Cómo puede gustarnos un autor y no su obra. Es un fenómeno curioso, pero sucede. A mí, por caso, me pasa con Pasolini, cuyo pensamiento heterodoxo admiro. Ese sincretismo audaz que mezcla marxismo con catolicismo. Su obsesión (un poco erotizada, es cierto) por el subproletariado, su mirar piadoso (cristiano) de la marginalidad urbana. En fin, un paquete apasionante de un artista comprometido, creativo, arriesgado y sensible. Pero sus películas me parecen un bodrio; y sus relatos, insulsos. No sé la poesía porque hasta ahí no llegué. Y tal vez ese es el error. Lo cierto es que siempre quise que la obra del italiano me impresionara tanto como su personalidad y no haberlo logrado es una frustración.
Otro tanto podría decir de Scalabrini Ortiz. Celebro su biografía política, su ideario. Sin embargo, al abordar la Historia de los Ferrocarriles Argentinos abandoné a las 50 páginas, abrumado no por las debilidades del texto sino por sus méritos. Por el excesivo celo en la documentación. Tablas, números, más tablas. Se ve que yo esperaba frases redondas e iluminadoras. Y nada más lejos de Scalabrini, un intelectual complejo, que la consigna reductora. Otra vez culpa mía. Luego descubrí que para entender de manera disfrutable a Scalabrini Ortiz debía escuchar a Horacio González. Su interpretación de Scalabrini tiene, cómo decirlo, un encanto, una seducción, que no le encuentro al propio Scalabrini. Raro. También con el autor de El hombre que está solo y espera desearía de todo corazón que me gustara su prosa pero no.

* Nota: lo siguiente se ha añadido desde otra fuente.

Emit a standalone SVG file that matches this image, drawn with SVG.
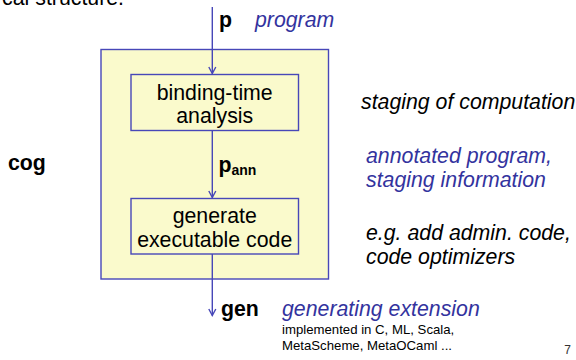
<svg xmlns="http://www.w3.org/2000/svg" width="576" height="360" viewBox="0 0 576 360">
  <style>
    text { font-family: "Liberation Sans", Arial, sans-serif; }
    .lg { font-size: 21.3px; fill: #000; }
    .b { font-weight: bold; }
    .it { font-style: italic; }
    .blue { fill: #33339E; }
    .sm { font-size: 13.2px; fill: #000; }
    .box { fill: #FAFACC; stroke: #4747B8; stroke-width: 1.4; }
    .conn { fill: none; stroke: #4747B8; stroke-width: 1.4; }
    .head { fill: none; stroke: #4747B8; stroke-width: 1.4; }
  </style>

  <!-- heading fragment at top edge -->
  <text class="lg" x="124" y="4.5" text-anchor="end">cal structure.</text>

  <!-- outer generator box -->
  <g id="cog">
    <rect class="box" x="101" y="49.5" width="227.5" height="229.5"/>
    <text class="lg b" x="8" y="170">cog</text>
  </g>

  <!-- stage 1 -->
  <g id="bta">
    <rect class="box" x="131" y="74.5" width="167.5" height="56"/>
    <text class="lg" x="214.7" y="100" text-anchor="middle">binding-time</text>
    <text class="lg" x="214.7" y="123" text-anchor="middle">analysis</text>
  </g>

  <!-- stage 2 -->
  <g id="codegen">
    <rect class="box" x="131" y="198.5" width="167.5" height="55.5"/>
    <text class="lg" x="214.7" y="223" text-anchor="middle">generate</text>
    <text class="lg" x="214.7" y="246.5" text-anchor="middle">executable code</text>
  </g>

  <!-- connectors -->
  <g id="connectors">
    <line class="conn" x1="212.3" y1="7" x2="212.3" y2="73.5"/>
    <path class="head" d="M208.8,67 L212.3,73.5 L215.8,67"/>
    <line class="conn" x1="212.3" y1="130.5" x2="212.3" y2="197.5"/>
    <path class="head" d="M208.8,191 L212.3,197.5 L215.8,191"/>
    <line class="conn" x1="212.3" y1="254" x2="212.3" y2="315.5"/>
    <path class="head" d="M208.8,309 L212.3,315.5 L215.8,309"/>
  </g>

  <!-- data labels -->
  <g id="p">
    <text class="lg b" x="219" y="27">p</text>
    <text class="lg it blue" x="255" y="27">program</text>
  </g>
  <g id="pann">
    <text class="lg b" x="218.5" y="171.5">p<tspan font-size="14" dy="3.5">ann</tspan></text>
  </g>
  <g id="gen">
    <text class="lg b" x="221" y="316">gen</text>
    <text class="lg it blue" x="282" y="316">generating extension</text>
    <text class="sm" x="282" y="334">implemented in C, ML, Scala,</text>
    <text class="sm" x="282" y="350">MetaScheme, MetaOCaml ...</text>
  </g>

  <!-- annotations -->
  <g id="notes">
    <text class="lg it" x="361" y="109">staging of computation</text>
    <text class="lg it blue" x="366" y="163">annotated program,</text>
    <text class="lg it blue" x="366" y="187">staging information</text>
    <text class="lg it" x="366" y="240">e.g. add admin. code,</text>
    <text class="lg it" x="366" y="264">code optimizers</text>
  </g>

  <text x="571" y="354" font-size="12" fill="#333" text-anchor="end">7</text>
</svg>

Estas insatisfacciones que atribuyo sólo a mi ignorancia (una lista que podría extender) tienen su correlato en el fútbol. Allí, el gran héroe del desaire es Marcelo Bielsa. Mejor dicho, sus equipos. El DT es un extraordinario, necesario personaje dentro de un ambiente donde domina el simulacro. El rosarino es un tipo honesto, frontal, inteligente. Fiel a sus propias convicciones y nada más que a ellas, inmune a la presión interesada aunque dispuesto al diálogo. Cierta excentricidad (el hablar barroco, sus ojos clavados en el suelo, sus calenturas épicas que contrastan con su carácter reflexivo, el anecdotario desopilante) lo vuelven todavía más simpático. Además, Bielsa porta una bandera personalísima de tozudo, prepotente fútbol ofensivo. Sus saberes y previsiones tácticas no le impiden insuflarle al equipo las máximas ambiciones, una noción de grandeza que a todos convence, que todos acatan. Bielsa es de esos entrenadores que transforman ideológicamente al plantel. Como hace fuera de la cancha, Bielsa se caga en los poderes. Defiende el trato igualitario también en la competencia. Nadie debe consentir que es inferior y comportarse como tal.
Ahora bien, los equipos de Bielsa no son tan atractivos como su personalidad. Aun los mejores, los más eficaces, como esa Selección que ganó las eliminatorias con paso demoledor. Ojo, no hablo del fracaso del Mundial de 2002, sino del esplendor de aquel equipo. Demasiado vértigo, demasiados centros. La supuesta virtud moral de proponerse la gloria en cualquier cancha también requiere belleza y sensibilidad. Un hombre que pone a Sorín de 10 es alguien que no ve exactamente jugadores sino funciones. Consecuente con su credo autosuficiente, Bielsa no hace guiños a la tribuna. No le importa el placer del hincha. Por eso sólo destinaba a Ortega como complemento de habilidad y desaliño táctico en una formación donde la gestión ofensiva quedaba en manos del Piojo López y Batistuta.
Qué grande es Marcelo Bielsa. Ojalá los equipos que dirige estuvieran a su altura.